Role of Working Pressure and Deposition Power on the Tribological Performance of TiAlN Thin Films

The choice of brass as the substrate due to its widespread use in soft non-ferrous industrial components such as bearings and electrical connectors creates the primary basis of novelty in this study. While prior tribological studies on titanium aluminum nitride (TiAlN) coatings is primarily focused on hard substrates such as steel and WC–Co, this work addresses the research gap by presenting a systematic investigation of the combined influence of sputtering power and working pressure on TiAlN coatings deposited on brass. Application of TiAlN coatings on brass surfaces was accomplished using magnetron sputtering. Within the scope of this study, the influence of sputtering power and working pressure on the tribological and structural attributes of TiAlN films is evaluated. The analysis of surface morphology is carried out using scanning electron microscopy (SEM), while structural characteristics revealed a progressive increment in the intensity of the (103) and (107) peaks with variation in deposition parameters. An analysis was conducted to evaluate the tribological properties of the TiAlN coating using a pin-on-disk tribometer. The study involved varying the speeds, loads, and sliding lengths. The optimized condition achieved wear reduction as high as 22% compared to uncoated brass at a sliding distance of 785 m, which highlights the strong dependence of wear performance on deposition parameters.
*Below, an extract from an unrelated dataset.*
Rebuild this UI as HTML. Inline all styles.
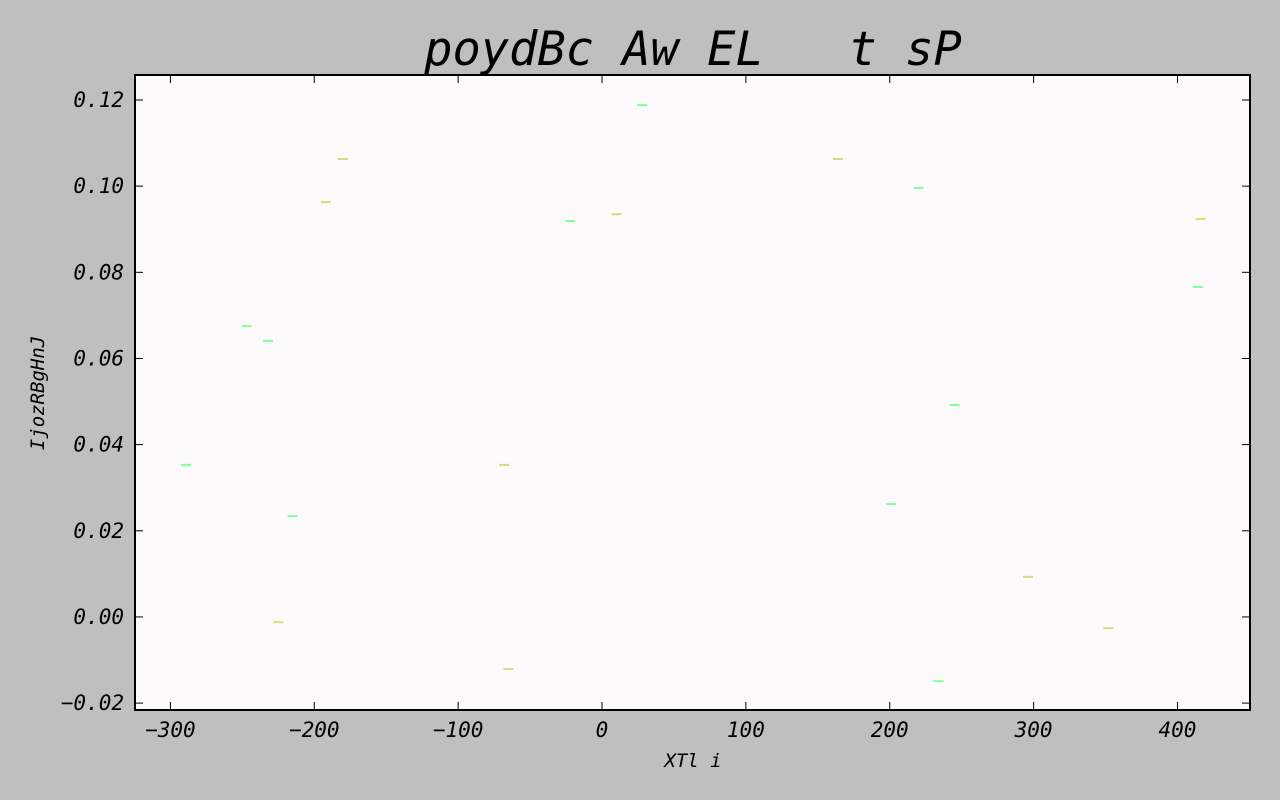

The wear rates of TiAlN-coated brass ranged between 1.03 × 10−3 and 5.87 × 10−4 mm3/Nm depending on parameters like load, sliding distance and speed. Conversely, TiAlN-coated brass pins prepared at varying power showed wear rates ranging from 1.83 × 10−4 to 5.87 × 10−4 mm3/Nm. These findings demonstrate that optimization of TiAlN coating parameters on brass can significantly enhance wear resistance, which ultimately improves the durability and performance of engineering components in tribological applications.